» **Task goal**
Restate the material word for word and leave out anything that is a picture.

┌──

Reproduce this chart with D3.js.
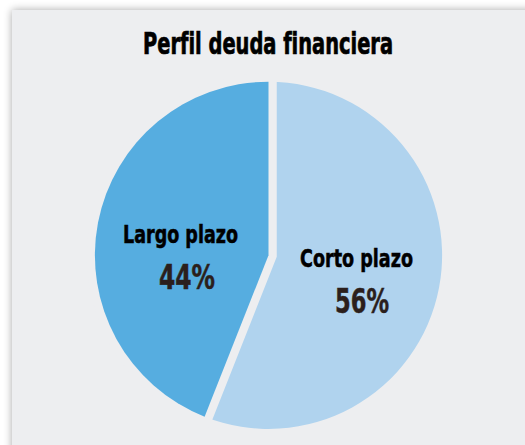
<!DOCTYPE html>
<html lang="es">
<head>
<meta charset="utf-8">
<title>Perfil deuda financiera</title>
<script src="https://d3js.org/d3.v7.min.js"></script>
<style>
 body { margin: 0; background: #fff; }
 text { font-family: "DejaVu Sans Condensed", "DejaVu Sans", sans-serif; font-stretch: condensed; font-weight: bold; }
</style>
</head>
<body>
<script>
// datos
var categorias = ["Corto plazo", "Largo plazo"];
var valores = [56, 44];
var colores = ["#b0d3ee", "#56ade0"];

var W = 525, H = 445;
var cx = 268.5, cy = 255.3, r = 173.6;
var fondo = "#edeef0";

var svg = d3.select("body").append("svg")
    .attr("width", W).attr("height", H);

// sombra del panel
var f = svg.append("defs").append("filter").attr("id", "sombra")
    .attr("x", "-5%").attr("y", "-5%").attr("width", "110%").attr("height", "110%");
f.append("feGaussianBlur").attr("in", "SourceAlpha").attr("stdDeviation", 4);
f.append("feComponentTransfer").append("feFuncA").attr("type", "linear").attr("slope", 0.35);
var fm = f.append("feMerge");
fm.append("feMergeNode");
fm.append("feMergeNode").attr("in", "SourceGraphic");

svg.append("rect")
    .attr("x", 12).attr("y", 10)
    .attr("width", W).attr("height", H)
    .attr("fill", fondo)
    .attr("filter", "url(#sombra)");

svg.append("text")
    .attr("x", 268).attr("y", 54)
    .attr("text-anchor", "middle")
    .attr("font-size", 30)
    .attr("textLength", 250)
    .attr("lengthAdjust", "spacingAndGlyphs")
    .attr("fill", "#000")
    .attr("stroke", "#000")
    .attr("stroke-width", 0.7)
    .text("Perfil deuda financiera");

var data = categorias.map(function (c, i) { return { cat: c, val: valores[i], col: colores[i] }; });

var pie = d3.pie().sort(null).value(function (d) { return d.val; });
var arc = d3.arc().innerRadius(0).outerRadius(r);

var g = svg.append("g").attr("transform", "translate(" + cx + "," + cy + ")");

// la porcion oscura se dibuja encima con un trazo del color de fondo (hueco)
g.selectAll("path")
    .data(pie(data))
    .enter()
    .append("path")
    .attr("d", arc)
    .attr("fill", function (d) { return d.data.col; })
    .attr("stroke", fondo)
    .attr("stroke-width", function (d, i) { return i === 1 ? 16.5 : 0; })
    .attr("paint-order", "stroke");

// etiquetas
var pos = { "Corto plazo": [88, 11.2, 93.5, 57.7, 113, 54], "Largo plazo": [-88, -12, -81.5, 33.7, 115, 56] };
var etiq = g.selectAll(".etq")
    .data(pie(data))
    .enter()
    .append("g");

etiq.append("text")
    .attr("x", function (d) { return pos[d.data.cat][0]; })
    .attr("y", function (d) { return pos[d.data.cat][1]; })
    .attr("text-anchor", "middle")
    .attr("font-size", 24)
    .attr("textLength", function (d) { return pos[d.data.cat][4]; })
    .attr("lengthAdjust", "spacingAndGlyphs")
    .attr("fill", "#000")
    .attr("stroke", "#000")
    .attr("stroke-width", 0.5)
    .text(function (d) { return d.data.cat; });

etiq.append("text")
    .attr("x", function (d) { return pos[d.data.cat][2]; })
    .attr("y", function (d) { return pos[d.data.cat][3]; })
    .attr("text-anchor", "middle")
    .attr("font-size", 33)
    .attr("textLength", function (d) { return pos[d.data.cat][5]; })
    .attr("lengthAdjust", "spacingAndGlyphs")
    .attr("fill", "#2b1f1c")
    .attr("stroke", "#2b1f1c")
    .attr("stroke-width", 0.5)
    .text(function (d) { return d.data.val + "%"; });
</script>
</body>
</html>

└──

» **Task output**
Reproduce this chart with D3.js.
<!DOCTYPE html>
<html lang="es">
<head>
<meta charset="utf-8">
<title>Perfil deuda financiera</title>
<script src="https://d3js.org/d3.v7.min.js"></script>
<style>
 body { margin: 0; background: #fff; }
 text { font-family: "DejaVu Sans Condensed", "DejaVu Sans", sans-serif; font-stretch: condensed; font-weight: bold; }
</style>
</head>
<body>
<script>
// datos
var categorias = ["Corto plazo", "Largo plazo"];
var valores = [56, 44];
var colores = ["#b0d3ee", "#56ade0"];

var W = 525, H = 445;
var cx = 268.5, cy = 255.3, r = 173.6;
var fondo = "#edeef0";

var svg = d3.select("body").append("svg")
    .attr("width", W).attr("height", H);

// sombra del panel
var f = svg.append("defs").append("filter").attr("id", "sombra")
    .attr("x", "-5%").attr("y", "-5%").attr("width", "110%").attr("height", "110%");
f.append("feGaussianBlur").attr("in", "SourceAlpha").attr("stdDeviation", 4);
f.append("feComponentTransfer").append("feFuncA").attr("type", "linear").attr("slope", 0.35);
var fm = f.append("feMerge");
fm.append("feMergeNode");
fm.append("feMergeNode").attr("in", "SourceGraphic");

svg.append("rect")
    .attr("x", 12).attr("y", 10)
    .attr("width", W).attr("height", H)
    .attr("fill", fondo)
    .attr("filter", "url(#sombra)");

svg.append("text")
    .attr("x", 268).attr("y", 54)
    .attr("text-anchor", "middle")
    .attr("font-size", 30)
    .attr("textLength", 250)
    .attr("lengthAdjust", "spacingAndGlyphs")
    .attr("fill", "#000")
    .attr("stroke", "#000")
    .attr("stroke-width", 0.7)
    .text("Perfil deuda financiera");

var data = categorias.map(function (c, i) { return { cat: c, val: valores[i], col: colores[i] }; });

var pie = d3.pie().sort(null).value(function (d) { return d.val; });
var arc = d3.arc().innerRadius(0).outerRadius(r);

var g = svg.append("g").attr("transform", "translate(" + cx + "," + cy + ")");

// la porcion oscura se dibuja encima con un trazo del color de fondo (hueco)
g.selectAll("path")
    .data(pie(data))
    .enter()
    .append("path")
    .attr("d", arc)
    .attr("fill", function (d) { return d.data.col; })
    .attr("stroke", fondo)
    .attr("stroke-width", function (d, i) { return i === 1 ? 16.5 : 0; })
    .attr("paint-order", "stroke");

// etiquetas
var pos = { "Corto plazo": [88, 11.2, 93.5, 57.7, 113, 54], "Largo plazo": [-88, -12, -81.5, 33.7, 115, 56] };
var etiq = g.selectAll(".etq")
    .data(pie(data))
    .enter()
    .append("g");

etiq.append("text")
    .attr("x", function (d) { return pos[d.data.cat][0]; })
    .attr("y", function (d) { return pos[d.data.cat][1]; })
    .attr("text-anchor", "middle")
    .attr("font-size", 24)
    .attr("textLength", function (d) { return pos[d.data.cat][4]; })
    .attr("lengthAdjust", "spacingAndGlyphs")
    .attr("fill", "#000")
    .attr("stroke", "#000")
    .attr("stroke-width", 0.5)
    .text(function (d) { return d.data.cat; });

etiq.append("text")
    .attr("x", function (d) { return pos[d.data.cat][2]; })
    .attr("y", function (d) { return pos[d.data.cat][3]; })
    .attr("text-anchor", "middle")
    .attr("font-size", 33)
    .attr("textLength", function (d) { return pos[d.data.cat][5]; })
    .attr("lengthAdjust", "spacingAndGlyphs")
    .attr("fill", "#2b1f1c")
    .attr("stroke", "#2b1f1c")
    .attr("stroke-width", 0.5)
    .text(function (d) { return d.data.val + "%"; });
</script>
</body>
</html>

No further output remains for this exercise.